Le cronache ci raccontano di genitori che sottopongono i propri figli affetti da sindrome di Down ad interventi di chirurgia estetica per eliminare i tratti somatici caratteristici della malattia. Si tratta di casi isolati ma presenti, anche in Italia. Il Comitato Nazionale di Bioetica ha dato parere negativo a questa pratica attraverso il report “Aspetti bioetici della chirurgia estetica e ricostruttiva”.
Il documento redatto e firmato dai proff. Lorenzo d’Avack, Laura Palazzani e Giancarlo Umani Ronchi intende instaurare una riflessione sui limiti della “legittimità” delle richieste d’interventi estetici che mirino ad eliminare dal bambino o dal giovane affetto da trisomia 21 le caratteristiche fisiche tipiche di questa patologia genetica. Nel testo è stata presa in considerazione anche l’influenza di fattori sociali, etici e culturali, senza tralasciare il concetto di salute secondo il significato oggettivo che dovrebbe avere.
In particolare il CNB si è soffermato sul fatto che non si tratta di un intervento strettamente terapeutico quanto di una “necessita” mai sentita dal paziente, quanto dei genitori nello “sforzo” di aiutare il proprio figlio a vivere una vita il più possibile priva di pregiudizi. Come i luminari hanno evidenziato, è inaccettabile dare vita ad interventi “sproporzionati”, invasivi e rischiosi rispetto ai benefici ottenibili.
Vengono utilizzate, a ben vedere, le parole “accanimento estetico”. Non solo. Il Comitato sostiene che se un intervento deve avere luogo in persone maggiorenni, esso deve essere subordinato ai seguenti parametri:
- il bilanciamento dei rischi e benefici deve essere commisurato alle condizioni psico-fisiche del paziente, con riferimento anche alla percezione che il paziente ha del proprio corpo e dei risultati che si attende dall’intervento;
- la funzionalità degli organi interessati deve avere la priorità sul risultato estetico;
- l’informativa al paziente deve essere completa, con una adeguata consulenza anche psicologica.

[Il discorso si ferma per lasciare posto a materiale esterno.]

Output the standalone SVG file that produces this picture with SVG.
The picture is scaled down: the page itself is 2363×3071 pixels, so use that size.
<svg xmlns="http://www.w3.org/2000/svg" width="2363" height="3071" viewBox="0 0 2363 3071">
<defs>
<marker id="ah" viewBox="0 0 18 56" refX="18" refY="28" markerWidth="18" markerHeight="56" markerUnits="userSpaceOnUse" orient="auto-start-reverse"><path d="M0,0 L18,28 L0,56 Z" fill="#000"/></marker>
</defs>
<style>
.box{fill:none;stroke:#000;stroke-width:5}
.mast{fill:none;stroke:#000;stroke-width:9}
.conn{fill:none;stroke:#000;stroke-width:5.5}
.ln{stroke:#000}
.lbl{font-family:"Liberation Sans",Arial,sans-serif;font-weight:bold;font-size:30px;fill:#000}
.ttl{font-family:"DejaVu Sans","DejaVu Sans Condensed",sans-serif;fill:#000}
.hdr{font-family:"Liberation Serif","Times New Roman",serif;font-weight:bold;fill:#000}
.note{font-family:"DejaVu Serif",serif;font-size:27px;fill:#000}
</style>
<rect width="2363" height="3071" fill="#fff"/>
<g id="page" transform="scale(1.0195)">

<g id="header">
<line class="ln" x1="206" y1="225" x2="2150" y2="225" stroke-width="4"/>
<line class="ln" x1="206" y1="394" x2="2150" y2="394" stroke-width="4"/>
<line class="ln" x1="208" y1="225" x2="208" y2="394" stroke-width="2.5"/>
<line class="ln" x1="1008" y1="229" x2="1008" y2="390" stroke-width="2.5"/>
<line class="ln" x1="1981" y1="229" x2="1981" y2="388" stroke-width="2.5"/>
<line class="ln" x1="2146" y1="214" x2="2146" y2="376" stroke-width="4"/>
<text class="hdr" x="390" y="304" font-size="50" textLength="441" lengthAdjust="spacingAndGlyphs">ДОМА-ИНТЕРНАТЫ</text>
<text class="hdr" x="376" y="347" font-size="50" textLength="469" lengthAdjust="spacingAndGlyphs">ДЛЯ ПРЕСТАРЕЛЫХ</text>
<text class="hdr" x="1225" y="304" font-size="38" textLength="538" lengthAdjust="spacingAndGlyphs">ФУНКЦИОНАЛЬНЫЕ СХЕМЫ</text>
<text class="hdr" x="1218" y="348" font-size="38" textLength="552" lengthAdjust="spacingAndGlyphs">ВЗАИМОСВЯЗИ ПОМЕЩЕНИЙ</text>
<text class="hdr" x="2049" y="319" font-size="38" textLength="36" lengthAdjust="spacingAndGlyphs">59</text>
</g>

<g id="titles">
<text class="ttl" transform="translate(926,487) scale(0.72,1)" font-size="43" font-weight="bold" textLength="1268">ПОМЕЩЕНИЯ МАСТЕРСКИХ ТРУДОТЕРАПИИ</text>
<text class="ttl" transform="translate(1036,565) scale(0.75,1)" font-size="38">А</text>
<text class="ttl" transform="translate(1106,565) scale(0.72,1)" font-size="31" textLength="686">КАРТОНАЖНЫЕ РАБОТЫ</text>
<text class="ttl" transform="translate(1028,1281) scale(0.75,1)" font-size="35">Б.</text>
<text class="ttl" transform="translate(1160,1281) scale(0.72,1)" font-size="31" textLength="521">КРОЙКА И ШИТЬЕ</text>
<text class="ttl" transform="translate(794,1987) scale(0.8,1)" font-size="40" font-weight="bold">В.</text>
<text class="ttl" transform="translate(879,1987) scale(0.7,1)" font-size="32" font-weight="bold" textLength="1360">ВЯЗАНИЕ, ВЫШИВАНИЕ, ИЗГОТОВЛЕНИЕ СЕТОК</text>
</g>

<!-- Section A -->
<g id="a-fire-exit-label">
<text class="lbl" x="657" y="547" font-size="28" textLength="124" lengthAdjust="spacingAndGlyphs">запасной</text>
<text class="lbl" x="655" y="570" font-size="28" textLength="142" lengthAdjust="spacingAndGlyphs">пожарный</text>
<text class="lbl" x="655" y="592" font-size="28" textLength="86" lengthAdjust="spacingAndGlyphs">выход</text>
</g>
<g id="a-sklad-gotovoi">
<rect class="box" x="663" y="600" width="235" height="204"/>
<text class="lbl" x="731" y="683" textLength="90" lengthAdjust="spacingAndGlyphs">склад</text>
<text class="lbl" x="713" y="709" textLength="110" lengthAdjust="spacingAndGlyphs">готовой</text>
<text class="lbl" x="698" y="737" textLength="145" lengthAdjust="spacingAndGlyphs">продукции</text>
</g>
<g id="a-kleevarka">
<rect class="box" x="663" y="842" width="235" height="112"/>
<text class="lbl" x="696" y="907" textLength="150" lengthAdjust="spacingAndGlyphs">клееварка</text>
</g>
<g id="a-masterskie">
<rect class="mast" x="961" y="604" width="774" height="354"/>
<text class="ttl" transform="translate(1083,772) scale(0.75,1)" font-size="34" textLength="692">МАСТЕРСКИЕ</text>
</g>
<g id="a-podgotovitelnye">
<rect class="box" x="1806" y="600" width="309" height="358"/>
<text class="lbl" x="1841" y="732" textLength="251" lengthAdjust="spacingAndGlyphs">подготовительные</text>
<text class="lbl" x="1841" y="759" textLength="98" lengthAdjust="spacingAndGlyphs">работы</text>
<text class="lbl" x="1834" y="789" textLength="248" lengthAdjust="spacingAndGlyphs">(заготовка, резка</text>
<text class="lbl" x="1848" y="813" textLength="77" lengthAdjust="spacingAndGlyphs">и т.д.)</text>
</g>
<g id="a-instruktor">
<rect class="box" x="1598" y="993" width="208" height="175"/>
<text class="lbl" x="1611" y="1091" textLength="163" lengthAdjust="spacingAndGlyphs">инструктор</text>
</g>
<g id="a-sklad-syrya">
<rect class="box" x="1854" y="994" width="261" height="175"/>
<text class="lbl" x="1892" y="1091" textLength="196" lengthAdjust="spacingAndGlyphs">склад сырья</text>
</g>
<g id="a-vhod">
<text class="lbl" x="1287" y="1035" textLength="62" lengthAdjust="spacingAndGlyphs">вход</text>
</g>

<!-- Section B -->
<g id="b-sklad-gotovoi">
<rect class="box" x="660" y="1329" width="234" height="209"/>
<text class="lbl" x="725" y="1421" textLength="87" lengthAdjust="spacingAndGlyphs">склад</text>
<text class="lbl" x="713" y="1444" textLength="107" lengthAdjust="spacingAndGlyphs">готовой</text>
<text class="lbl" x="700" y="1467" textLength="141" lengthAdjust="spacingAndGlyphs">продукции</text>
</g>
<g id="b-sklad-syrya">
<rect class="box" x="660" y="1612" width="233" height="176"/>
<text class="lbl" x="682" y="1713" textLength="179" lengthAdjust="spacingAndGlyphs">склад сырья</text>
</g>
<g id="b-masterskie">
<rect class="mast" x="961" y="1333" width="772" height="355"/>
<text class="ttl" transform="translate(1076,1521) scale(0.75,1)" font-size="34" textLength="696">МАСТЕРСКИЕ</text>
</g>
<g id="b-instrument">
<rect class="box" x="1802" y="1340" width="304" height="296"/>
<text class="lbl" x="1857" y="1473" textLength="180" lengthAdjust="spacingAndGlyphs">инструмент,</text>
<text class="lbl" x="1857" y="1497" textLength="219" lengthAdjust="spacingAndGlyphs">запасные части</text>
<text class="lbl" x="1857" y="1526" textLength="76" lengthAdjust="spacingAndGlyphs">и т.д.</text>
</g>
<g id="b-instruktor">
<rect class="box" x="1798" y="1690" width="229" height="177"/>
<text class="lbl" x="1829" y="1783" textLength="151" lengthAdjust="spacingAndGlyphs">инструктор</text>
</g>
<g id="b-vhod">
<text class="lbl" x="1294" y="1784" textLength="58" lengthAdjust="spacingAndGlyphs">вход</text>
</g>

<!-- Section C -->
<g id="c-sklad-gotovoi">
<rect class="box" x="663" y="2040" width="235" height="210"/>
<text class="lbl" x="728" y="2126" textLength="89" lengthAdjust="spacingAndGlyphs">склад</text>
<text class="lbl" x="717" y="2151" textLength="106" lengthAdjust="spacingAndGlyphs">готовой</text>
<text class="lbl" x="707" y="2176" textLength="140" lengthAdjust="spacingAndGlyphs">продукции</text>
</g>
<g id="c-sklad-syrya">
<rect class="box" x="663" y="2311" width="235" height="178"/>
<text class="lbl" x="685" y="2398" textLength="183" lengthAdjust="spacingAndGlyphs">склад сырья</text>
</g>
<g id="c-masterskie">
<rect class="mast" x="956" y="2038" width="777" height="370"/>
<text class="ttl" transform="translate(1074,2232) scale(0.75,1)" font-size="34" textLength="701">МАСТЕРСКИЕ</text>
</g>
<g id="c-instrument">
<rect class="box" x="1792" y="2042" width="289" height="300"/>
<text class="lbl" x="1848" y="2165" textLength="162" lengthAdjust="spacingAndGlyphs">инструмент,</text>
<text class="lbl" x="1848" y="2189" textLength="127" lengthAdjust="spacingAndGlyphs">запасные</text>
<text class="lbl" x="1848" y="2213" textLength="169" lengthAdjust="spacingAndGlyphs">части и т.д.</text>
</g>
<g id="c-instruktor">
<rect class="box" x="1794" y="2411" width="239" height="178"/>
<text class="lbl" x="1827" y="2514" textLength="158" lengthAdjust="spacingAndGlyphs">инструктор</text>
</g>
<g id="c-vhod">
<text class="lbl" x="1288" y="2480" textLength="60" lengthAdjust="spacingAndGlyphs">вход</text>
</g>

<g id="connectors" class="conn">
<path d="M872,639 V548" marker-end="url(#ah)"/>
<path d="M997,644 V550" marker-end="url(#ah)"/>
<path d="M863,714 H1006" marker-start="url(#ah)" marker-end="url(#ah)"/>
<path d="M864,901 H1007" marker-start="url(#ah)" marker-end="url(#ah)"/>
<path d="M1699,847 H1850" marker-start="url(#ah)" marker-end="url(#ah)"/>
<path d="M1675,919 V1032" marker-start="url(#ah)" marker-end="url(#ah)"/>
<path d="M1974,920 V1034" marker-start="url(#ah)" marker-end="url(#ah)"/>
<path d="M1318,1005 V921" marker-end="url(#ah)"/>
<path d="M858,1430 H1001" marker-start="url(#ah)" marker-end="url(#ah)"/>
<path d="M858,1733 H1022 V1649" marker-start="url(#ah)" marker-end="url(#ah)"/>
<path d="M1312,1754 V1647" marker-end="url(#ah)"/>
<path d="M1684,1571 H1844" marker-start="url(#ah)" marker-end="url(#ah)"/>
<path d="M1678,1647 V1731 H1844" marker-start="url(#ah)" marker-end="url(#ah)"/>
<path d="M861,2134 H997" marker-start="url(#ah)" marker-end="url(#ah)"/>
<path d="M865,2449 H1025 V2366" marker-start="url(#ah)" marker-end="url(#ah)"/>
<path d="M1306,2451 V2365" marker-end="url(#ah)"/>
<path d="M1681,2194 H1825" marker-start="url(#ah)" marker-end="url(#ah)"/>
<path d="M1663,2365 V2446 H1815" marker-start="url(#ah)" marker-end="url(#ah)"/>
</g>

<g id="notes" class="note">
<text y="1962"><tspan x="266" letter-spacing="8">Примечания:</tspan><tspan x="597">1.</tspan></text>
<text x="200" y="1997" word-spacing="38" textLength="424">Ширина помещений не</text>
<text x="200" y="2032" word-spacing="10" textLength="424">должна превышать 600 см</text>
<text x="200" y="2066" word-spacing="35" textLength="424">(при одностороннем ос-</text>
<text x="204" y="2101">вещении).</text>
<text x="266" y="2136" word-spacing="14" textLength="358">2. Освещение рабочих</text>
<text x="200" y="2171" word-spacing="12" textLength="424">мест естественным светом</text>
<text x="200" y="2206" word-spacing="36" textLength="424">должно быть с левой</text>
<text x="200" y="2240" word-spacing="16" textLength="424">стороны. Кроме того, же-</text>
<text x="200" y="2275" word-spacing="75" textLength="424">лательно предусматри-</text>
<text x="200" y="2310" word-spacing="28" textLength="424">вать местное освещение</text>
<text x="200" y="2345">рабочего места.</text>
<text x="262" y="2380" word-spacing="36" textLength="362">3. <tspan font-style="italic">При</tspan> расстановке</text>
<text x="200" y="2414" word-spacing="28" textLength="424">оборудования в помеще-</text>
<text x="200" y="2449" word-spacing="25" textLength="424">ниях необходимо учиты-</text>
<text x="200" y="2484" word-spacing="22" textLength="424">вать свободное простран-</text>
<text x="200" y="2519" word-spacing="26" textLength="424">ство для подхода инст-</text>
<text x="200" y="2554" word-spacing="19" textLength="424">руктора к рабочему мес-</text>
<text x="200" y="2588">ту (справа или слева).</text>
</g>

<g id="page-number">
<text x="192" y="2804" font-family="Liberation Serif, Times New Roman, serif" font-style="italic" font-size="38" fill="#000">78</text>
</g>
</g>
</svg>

Per ciò che riguarda i bambini e gli interventi sulle persone incapaci di intendere e volere (nei casi più gravi dell’espressione della Sindrome di Down, N.d.R.) il limite deve essere segnato incontrovertibilmente dall’interesse oggettivo per il raggiungimento di uno stato di salute effettivo e non per “omologare” la persona all’immaginario comune diffuso, ad esempio, dalla televisione, dal quale deve oltretutto essere tutelato in modo tale che non possa provocare al malato il rifiuto della propria immagine.
Concludendo: l’operazione è ritenuta eticamente accettabile se il paziente è ben conscio di rischi e benefici, della necessità di cure costanti e se vi sia un effettivo miglioramento della salute. Linee guida etiche ben precise, chiamate ad essere rispettate.